Very few advancements need to be made in CCS technology to prove it is safe, so long as carbon sequestration projects are built someplace offshore or in very remote onshore locations where they pose a much lower safety and terrorism risk than near populated areas, Kelemen said.

“There will be some leaks, probably even some that release Mt (megatons) of CO2 in minutes to days, and these will have legal and financial ramifications, but they probably will not present a serious safety hazard from my point of view, particularly when compared, for example, with the existing safety record of the fossil fuel industry — that is, not perfect, but de facto acceptable to most of society,” he said.

Until society considers carbon storage a necessity, any risk it poses will be viewed as an unacceptable risk, he said.

Leakage and earthquakes resulting from storing carbon dioxide underground are concerns that need to be addressed with more research, proper site selection for CCS projects and adequate field monitoring of those sites, Juanes said. 

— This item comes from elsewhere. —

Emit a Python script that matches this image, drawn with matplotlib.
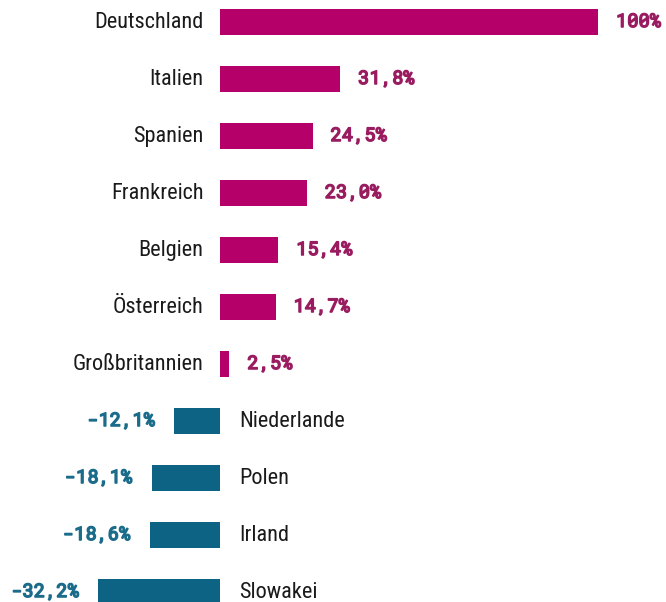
import matplotlib
matplotlib.use("Agg")
import matplotlib.pyplot as plt
import matplotlib.patheffects as pe

countries = ["Deutschland", "Italien", "Spanien", "Frankreich", "Belgien",
             "Österreich", "Großbritannien", "Niederlande", "Polen", "Irland",
             "Slowakei"]
values = [100, 31.8, 24.5, 23.0, 15.4, 14.7, 2.5, -12.1, -18.1, -18.6, -32.2]
value_labels = ["100%", "31,8%", "24,5%", "23,0%", "15,4%", "14,7%", "2,5%",
                "-12,1%", "-18,1%", "-18,6%", "-32,2%"]

POS_BAR = "#B5006A"
NEG_BAR = "#0D6384"
POS_TXT = "#9A1C60"
NEG_TXT = "#1B6C8A"

NAME_FONT = ["Roboto Condensed", "DejaVu Sans"]
VALUE_FONT = ["Roboto Mono", "DejaVu Sans Mono"]

fig = plt.figure(figsize=(6.66, 6.02), dpi=100)
ax = fig.add_axes([0, 0, 1, 1])

ys = list(range(len(values)))
colors = [POS_BAR if v >= 0 else NEG_BAR for v in values]
ax.barh(ys, values, height=0.46, color=colors)

gap = 12
for y, v, name, lab in zip(ys, values, countries, value_labels):
    tc = POS_TXT if v >= 0 else NEG_TXT
    # the mono font only ships one weight here, so thicken it with a stroke
    heavy = [pe.withStroke(linewidth=1.1, foreground=tc)]
    if v >= 0:
        ax.annotate(name, (0, y), xytext=(-gap, 0), textcoords="offset points",
                    ha="right", va="center", fontsize=16, family=NAME_FONT,
                    color="#1a1a1a")
        ax.annotate(lab, (v, y), xytext=(gap + 1, 0), textcoords="offset points",
                    ha="left", va="center", fontsize=13.5, family=VALUE_FONT,
                    fontweight="bold", color=tc, path_effects=heavy)
    else:
        ax.annotate(name, (0, y), xytext=(gap + 2, 0), textcoords="offset points",
                    ha="left", va="center", fontsize=16, family=NAME_FONT,
                    color="#1a1a1a")
        ax.annotate(lab, (v, y), xytext=(-gap - 2, 0), textcoords="offset points",
                    ha="right", va="center", fontsize=13.5, family=VALUE_FONT,
                    fontweight="bold", color=tc, path_effects=heavy)

ax.set_xlim(-58.2, 118.0)
ax.set_ylim(10.175, -0.386)
ax.axis("off")

fig.savefig("out.png", dpi=100, facecolor="white")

Until those questions are answered, addressing climate change should begin by reducing consumption and increasing energy efficiency, he said. 

Making carbon capture happen is really about will, Dooley said.

“How fast the interstate highway system grew and how fast natural gas pipelines grew in this country — you know we put men on the moon,” he said. “I think that if we decided this is what we wanted to do, and this being address climate change, not necessarily CCS, I think it can be ramped up quickly.”